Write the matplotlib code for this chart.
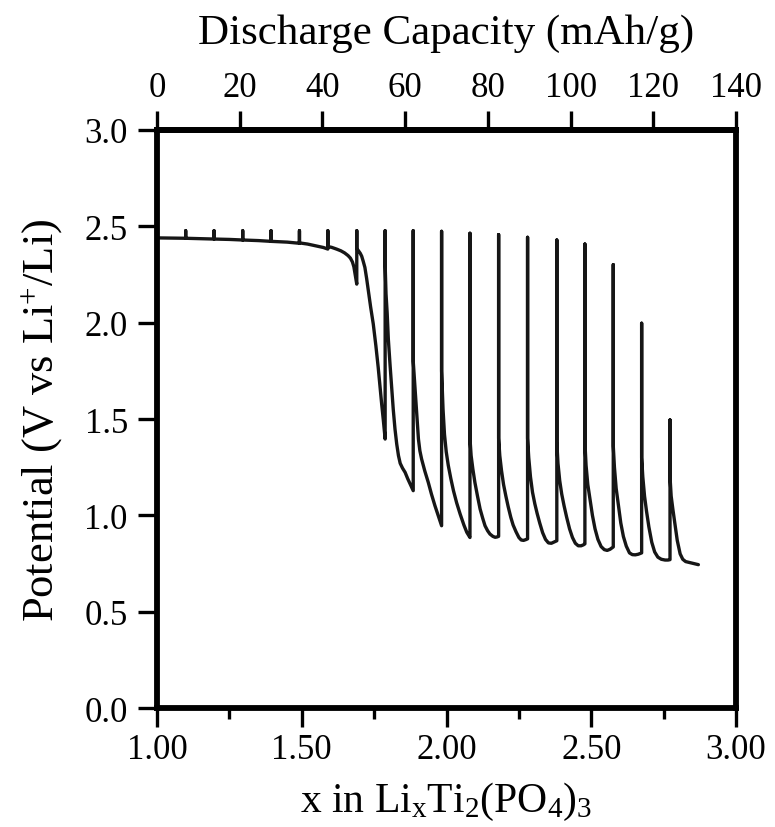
import matplotlib
matplotlib.use("Agg")
import matplotlib.pyplot as plt
from matplotlib.ticker import MultipleLocator

plt.rcParams["font.family"] = ["Liberation Serif", "DejaVu Serif"]
plt.rcParams["mathtext.fontset"] = "custom"
plt.rcParams["mathtext.rm"] = "Liberation Serif"
plt.rcParams["mathtext.it"] = "Liberation Serif:italic"

# GITT discharge trace: x in LixTi2(PO4)3 vs potential (V);
# each row is one current pulse followed by its relaxed (rest) potential
x_li = [
    1.000, 1.050, 1.099, 1.099,
    1.099, 1.150, 1.197, 1.197,
    1.197, 1.250, 1.296, 1.296,
    1.296, 1.350, 1.394, 1.394,
    1.394, 1.450, 1.492, 1.492,
    1.492, 1.520, 1.550, 1.575, 1.590, 1.590,
    1.590, 1.603, 1.620, 1.635, 1.648, 1.660, 1.668, 1.675, 1.680, 1.684, 1.687, 1.690, 1.690,
    1.690, 1.695, 1.702, 1.707, 1.712, 1.718, 1.724, 1.730, 1.738, 1.747, 1.756, 1.764, 1.770,
    1.776, 1.782, 1.788, 1.788,
    1.788, 1.791, 1.795, 1.799, 1.805, 1.811, 1.816, 1.822, 1.828, 1.834, 1.840, 1.848, 1.857,
    1.866, 1.876, 1.885, 1.885,
    1.885, 1.893, 1.898, 1.903, 1.908, 1.914, 1.925, 1.937, 1.948, 1.960, 1.972, 1.983, 1.983,
    1.983, 1.988, 1.993, 1.999, 2.006, 2.015, 2.024, 2.035, 2.047, 2.060, 2.070, 2.081, 2.081,
    2.081, 2.085, 2.091, 2.098, 2.107, 2.116, 2.125, 2.133, 2.142, 2.150, 2.160, 2.168, 2.175,
    2.180, 2.180,
    2.180, 2.184, 2.190, 2.197, 2.205, 2.213, 2.222, 2.230, 2.240, 2.250, 2.258, 2.266, 2.274,
    2.280, 2.280,
    2.280, 2.284, 2.290, 2.297, 2.305, 2.313, 2.322, 2.332, 2.342, 2.352, 2.362, 2.372, 2.381,
    2.381,
    2.381, 2.385, 2.391, 2.398, 2.406, 2.415, 2.425, 2.435, 2.445, 2.455, 2.465, 2.473, 2.478,
    2.478,
    2.478, 2.482, 2.488, 2.496, 2.504, 2.513, 2.523, 2.534, 2.545, 2.555, 2.565, 2.576, 2.576,
    2.576, 2.580, 2.586, 2.594, 2.602, 2.611, 2.621, 2.632, 2.642, 2.652, 2.662, 2.674, 2.674,
    2.674, 2.678, 2.684, 2.691, 2.699, 2.709, 2.719, 2.730, 2.742, 2.755, 2.765, 2.772, 2.772,
    2.772, 2.776, 2.782, 2.789, 2.797, 2.807, 2.816, 2.826, 2.840, 2.855, 2.870,
]
potential = [
    2.440, 2.439, 2.438, 2.477,
    2.438, 2.436, 2.434, 2.477,
    2.434, 2.432, 2.429, 2.477,
    2.429, 2.426, 2.422, 2.477,
    2.422, 2.418, 2.412, 2.477,
    2.414, 2.408, 2.398, 2.390, 2.382, 2.477,
    2.395, 2.391, 2.382, 2.373, 2.362, 2.348, 2.335, 2.315, 2.290, 2.253, 2.225, 2.200, 2.477,
    2.385, 2.375, 2.360, 2.345, 2.320, 2.287, 2.230, 2.166, 2.080, 1.993, 1.880, 1.768, 1.673,
    1.578, 1.490, 1.396, 2.477,
    2.300, 2.150, 2.050, 1.915, 1.780, 1.656, 1.550, 1.448, 1.370, 1.310, 1.270, 1.245, 1.223,
    1.190, 1.158, 1.128, 2.477,
    1.800, 1.620, 1.500, 1.396, 1.335, 1.292, 1.230, 1.171, 1.110, 1.050, 0.995, 0.946, 2.474,
    1.750, 1.550, 1.420, 1.330, 1.260, 1.190, 1.128, 1.065, 1.007, 0.950, 0.912, 0.885, 2.464,
    1.400, 1.310, 1.240, 1.171, 1.100, 1.033, 0.985, 0.946, 0.920, 0.903, 0.891, 0.886, 0.888,
    0.891, 2.457,
    1.400, 1.310, 1.232, 1.160, 1.100, 1.045, 0.990, 0.950, 0.915, 0.885, 0.872, 0.870, 0.874,
    0.878, 2.443,
    1.400, 1.300, 1.200, 1.120, 1.060, 1.010, 0.960, 0.910, 0.875, 0.857, 0.855, 0.862, 0.868,
    2.429,
    1.380, 1.270, 1.180, 1.110, 1.050, 0.990, 0.930, 0.885, 0.855, 0.842, 0.842, 0.847, 0.852,
    2.408,
    1.380, 1.260, 1.160, 1.080, 1.000, 0.930, 0.875, 0.838, 0.822, 0.818, 0.824, 0.836, 2.301,
    1.360, 1.250, 1.140, 1.050, 0.960, 0.890, 0.840, 0.805, 0.796, 0.795, 0.798, 0.805, 1.997,
    1.300, 1.200, 1.100, 1.020, 0.940, 0.860, 0.810, 0.783, 0.772, 0.768, 0.768, 0.770, 1.495,
    1.200, 1.100, 1.030, 0.955, 0.870, 0.800, 0.772, 0.760, 0.755, 0.750, 0.744,
]

x_ticks = [1.00, 1.50, 2.00, 2.50, 3.00]
v_ticks = [0.0, 0.5, 1.0, 1.5, 2.0, 2.5, 3.0]
cap_ticks = [0, 20, 40, 60, 80, 100, 120, 140]
cap_per_x = 70.0  # mAh/g per Li inserted

fig = plt.figure(figsize=(7.75, 8.28), dpi=100)
ax = fig.add_axes([0.2026, 0.1437, 0.7471, 0.6981])

ax.plot(x_li, potential, color="#161616", lw=2.4,
        solid_joinstyle="round", solid_capstyle="round")

ax.set_xlim(1.0, 3.0)
ax.set_ylim(0.0, 3.0)
ax.set_xticks(x_ticks)
ax.set_xticklabels([f"{v:.2f}" for v in x_ticks])
ax.xaxis.set_minor_locator(MultipleLocator(0.25))
ax.set_yticks(v_ticks)
ax.set_yticklabels([f"{v:.1f}" for v in v_ticks])

for s in ax.spines.values():
    s.set_linewidth(4.2)
    s.set_color("black")

ax.tick_params(axis="x", which="major", direction="out", length=14, width=2.4,
               labelsize=25, pad=4, top=False)
ax.tick_params(axis="x", which="minor", direction="out", length=8, width=2.4, top=False)
ax.tick_params(axis="y", which="major", direction="out", length=14, width=2.4,
               labelsize=25, pad=7, right=False)

ax.set_xlabel(r"x in Li$_{\mathrm{x}}$Ti$_2$(PO$_4$)$_3$", fontsize=30, labelpad=10)
ax.set_ylabel(r"Potential (V vs Li$^{+}$/Li)", fontsize=32, labelpad=14)

top = ax.secondary_xaxis("top", functions=(lambda x: (x - 1.0) * cap_per_x,
                                           lambda c: 1.0 + c / cap_per_x))
top.set_xticks(cap_ticks)
top.set_xticklabels([str(c) for c in cap_ticks])
top.tick_params(axis="x", direction="out", length=14, width=2.4, labelsize=25, pad=5)
top.spines["top"].set_linewidth(4.2)
top.set_xlabel("Discharge Capacity (mAh/g)", fontsize=31, labelpad=20)

fig.savefig("out.png", dpi=100, facecolor="white")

**Your instructions**
Repeat the material above verbatim. Leave the pictures behind.

**Result of the task**
Write the matplotlib code for this chart.
import matplotlib
matplotlib.use("Agg")
import matplotlib.pyplot as plt
from matplotlib.ticker import MultipleLocator

plt.rcParams["font.family"] = ["Liberation Serif", "DejaVu Serif"]
plt.rcParams["mathtext.fontset"] = "custom"
plt.rcParams["mathtext.rm"] = "Liberation Serif"
plt.rcParams["mathtext.it"] = "Liberation Serif:italic"

# GITT discharge trace: x in LixTi2(PO4)3 vs potential (V);
# each row is one current pulse followed by its relaxed (rest) potential
x_li = [
    1.000, 1.050, 1.099, 1.099,
    1.099, 1.150, 1.197, 1.197,
    1.197, 1.250, 1.296, 1.296,
    1.296, 1.350, 1.394, 1.394,
    1.394, 1.450, 1.492, 1.492,
    1.492, 1.520, 1.550, 1.575, 1.590, 1.590,
    1.590, 1.603, 1.620, 1.635, 1.648, 1.660, 1.668, 1.675, 1.680, 1.684, 1.687, 1.690, 1.690,
    1.690, 1.695, 1.702, 1.707, 1.712, 1.718, 1.724, 1.730, 1.738, 1.747, 1.756, 1.764, 1.770,
    1.776, 1.782, 1.788, 1.788,
    1.788, 1.791, 1.795, 1.799, 1.805, 1.811, 1.816, 1.822, 1.828, 1.834, 1.840, 1.848, 1.857,
    1.866, 1.876, 1.885, 1.885,
    1.885, 1.893, 1.898, 1.903, 1.908, 1.914, 1.925, 1.937, 1.948, 1.960, 1.972, 1.983, 1.983,
    1.983, 1.988, 1.993, 1.999, 2.006, 2.015, 2.024, 2.035, 2.047, 2.060, 2.070, 2.081, 2.081,
    2.081, 2.085, 2.091, 2.098, 2.107, 2.116, 2.125, 2.133, 2.142, 2.150, 2.160, 2.168, 2.175,
    2.180, 2.180,
    2.180, 2.184, 2.190, 2.197, 2.205, 2.213, 2.222, 2.230, 2.240, 2.250, 2.258, 2.266, 2.274,
    2.280, 2.280,
    2.280, 2.284, 2.290, 2.297, 2.305, 2.313, 2.322, 2.332, 2.342, 2.352, 2.362, 2.372, 2.381,
    2.381,
    2.381, 2.385, 2.391, 2.398, 2.406, 2.415, 2.425, 2.435, 2.445, 2.455, 2.465, 2.473, 2.478,
    2.478,
    2.478, 2.482, 2.488, 2.496, 2.504, 2.513, 2.523, 2.534, 2.545, 2.555, 2.565, 2.576, 2.576,
    2.576, 2.580, 2.586, 2.594, 2.602, 2.611, 2.621, 2.632, 2.642, 2.652, 2.662, 2.674, 2.674,
    2.674, 2.678, 2.684, 2.691, 2.699, 2.709, 2.719, 2.730, 2.742, 2.755, 2.765, 2.772, 2.772,
    2.772, 2.776, 2.782, 2.789, 2.797, 2.807, 2.816, 2.826, 2.840, 2.855, 2.870,
]
potential = [
    2.440, 2.439, 2.438, 2.477,
    2.438, 2.436, 2.434, 2.477,
    2.434, 2.432, 2.429, 2.477,
    2.429, 2.426, 2.422, 2.477,
    2.422, 2.418, 2.412, 2.477,
    2.414, 2.408, 2.398, 2.390, 2.382, 2.477,
    2.395, 2.391, 2.382, 2.373, 2.362, 2.348, 2.335, 2.315, 2.290, 2.253, 2.225, 2.200, 2.477,
    2.385, 2.375, 2.360, 2.345, 2.320, 2.287, 2.230, 2.166, 2.080, 1.993, 1.880, 1.768, 1.673,
    1.578, 1.490, 1.396, 2.477,
    2.300, 2.150, 2.050, 1.915, 1.780, 1.656, 1.550, 1.448, 1.370, 1.310, 1.270, 1.245, 1.223,
    1.190, 1.158, 1.128, 2.477,
    1.800, 1.620, 1.500, 1.396, 1.335, 1.292, 1.230, 1.171, 1.110, 1.050, 0.995, 0.946, 2.474,
    1.750, 1.550, 1.420, 1.330, 1.260, 1.190, 1.128, 1.065, 1.007, 0.950, 0.912, 0.885, 2.464,
    1.400, 1.310, 1.240, 1.171, 1.100, 1.033, 0.985, 0.946, 0.920, 0.903, 0.891, 0.886, 0.888,
    0.891, 2.457,
    1.400, 1.310, 1.232, 1.160, 1.100, 1.045, 0.990, 0.950, 0.915, 0.885, 0.872, 0.870, 0.874,
    0.878, 2.443,
    1.400, 1.300, 1.200, 1.120, 1.060, 1.010, 0.960, 0.910, 0.875, 0.857, 0.855, 0.862, 0.868,
    2.429,
    1.380, 1.270, 1.180, 1.110, 1.050, 0.990, 0.930, 0.885, 0.855, 0.842, 0.842, 0.847, 0.852,
    2.408,
    1.380, 1.260, 1.160, 1.080, 1.000, 0.930, 0.875, 0.838, 0.822, 0.818, 0.824, 0.836, 2.301,
    1.360, 1.250, 1.140, 1.050, 0.960, 0.890, 0.840, 0.805, 0.796, 0.795, 0.798, 0.805, 1.997,
    1.300, 1.200, 1.100, 1.020, 0.940, 0.860, 0.810, 0.783, 0.772, 0.768, 0.768, 0.770, 1.495,
    1.200, 1.100, 1.030, 0.955, 0.870, 0.800, 0.772, 0.760, 0.755, 0.750, 0.744,
]

x_ticks = [1.00, 1.50, 2.00, 2.50, 3.00]
v_ticks = [0.0, 0.5, 1.0, 1.5, 2.0, 2.5, 3.0]
cap_ticks = [0, 20, 40, 60, 80, 100, 120, 140]
cap_per_x = 70.0  # mAh/g per Li inserted

fig = plt.figure(figsize=(7.75, 8.28), dpi=100)
ax = fig.add_axes([0.2026, 0.1437, 0.7471, 0.6981])

ax.plot(x_li, potential, color="#161616", lw=2.4,
        solid_joinstyle="round", solid_capstyle="round")

ax.set_xlim(1.0, 3.0)
ax.set_ylim(0.0, 3.0)
ax.set_xticks(x_ticks)
ax.set_xticklabels([f"{v:.2f}" for v in x_ticks])
ax.xaxis.set_minor_locator(MultipleLocator(0.25))
ax.set_yticks(v_ticks)
ax.set_yticklabels([f"{v:.1f}" for v in v_ticks])

for s in ax.spines.values():
    s.set_linewidth(4.2)
    s.set_color("black")

ax.tick_params(axis="x", which="major", direction="out", length=14, width=2.4,
               labelsize=25, pad=4, top=False)
ax.tick_params(axis="x", which="minor", direction="out", length=8, width=2.4, top=False)
ax.tick_params(axis="y", which="major", direction="out", length=14, width=2.4,
               labelsize=25, pad=7, right=False)

ax.set_xlabel(r"x in Li$_{\mathrm{x}}$Ti$_2$(PO$_4$)$_3$", fontsize=30, labelpad=10)
ax.set_ylabel(r"Potential (V vs Li$^{+}$/Li)", fontsize=32, labelpad=14)

top = ax.secondary_xaxis("top", functions=(lambda x: (x - 1.0) * cap_per_x,
                                           lambda c: 1.0 + c / cap_per_x))
top.set_xticks(cap_ticks)
top.set_xticklabels([str(c) for c in cap_ticks])
top.tick_params(axis="x", direction="out", length=14, width=2.4, labelsize=25, pad=5)
top.spines["top"].set_linewidth(4.2)
top.set_xlabel("Discharge Capacity (mAh/g)", fontsize=31, labelpad=20)

fig.savefig("out.png", dpi=100, facecolor="white")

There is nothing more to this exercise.